On a recent workday, pieces of a temple being restored by The Church of Jesus Christ of Latter-day Saints were lying neatly on the floor of Mariotti’s Tivoli warehouse—hunks of travertine carved from the nearby quarries and cut into made-to-measure puzzle pieces that will be assembled on-site in New York City.

After providing the travertine for the Latter-day Saint temple in Rome, Mariotti was chosen by the church’s architects to restore the temple on Manhattan’s Upper West Side. The temple sits across Broadway from Lincoln Center and the Juilliard School, both built with Mariotti-cut travertine decades ago.

“Travertine is a classic stone known all over the world,” said Fabrizio Mariotti, head of the family business. “It’s a bit like carrying the light of Rome everywhere, because the way travertine reflects light is very special.”

Where Bernini Worked

All around the Tivoli quarries, the air is heavy with the stench of sulfur and the constant pounding, clinking and cracking of giant jackhammers blasting ancient rock into pieces.

At the Degemar quarries, drilled down to 30 meters below sea level, bright blue ponds of sulfur springs pool the travertine residue as flat-bed trucks haul stone slabs weighing 33 tons up to street level. It was here that Gian Lorenzo Bernini, the great Baroque sculptor and architect, sourced the brilliant white travertine for the 284 columns and 88 pillars of the colonnade embracing St. Peter’s Square.
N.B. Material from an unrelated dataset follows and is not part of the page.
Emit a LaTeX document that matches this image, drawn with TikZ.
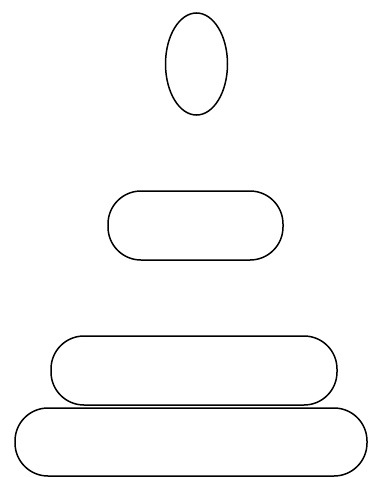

Bernini spent so much time at Degemar selecting his rock that he had a home overlooking the quarry. That house still stands today, and the quarry’s current head, Vincenzo De Gennaro, reminds visitors that a pigeon coop visible on Bernini’s tower once housed homing pigeons that would transport orders to the quarry from Rome with measurements of the rocks needed.

Nowadays, the quarry is filling orders much farther afield: new airports in Riyadh, Saudi Arabia, and new government headquarters in Shenzhen, China, among other projects worldwide.

“It is special, a special stone because it is a living stone, a stone that is born in a cocktail of mineral waters,” De Gennaro said. “There is the concrete experience of a civilization dating back thousands of years that stands in the light of day and has been shining undisturbed for 2,000 years. That is the guarantee.”

The Stone of Rome

Marco Ferrero, professor of civil engineering at Rome’s La Sapienza University, said part of travertine’s appeal lies in its connection to ancient Rome and thus to the magic of the classical world. Travertine embodies Rome’s spirit: it is solid, resistant and noble but not as ostentatious as its cousin, marble, which does not fare as well over time when exposed to the elements.

“We can make this comparison: Marble speaks to us in beautiful Italian, in literary Italian, while travertine speaks to us in Roman dialect,” Ferrero said. “It is truly the stone of the Romans. And like Roman cuisine, which is made up of simple dishes, often using discarded ingredients, travertine is a genuine and traditional stone.”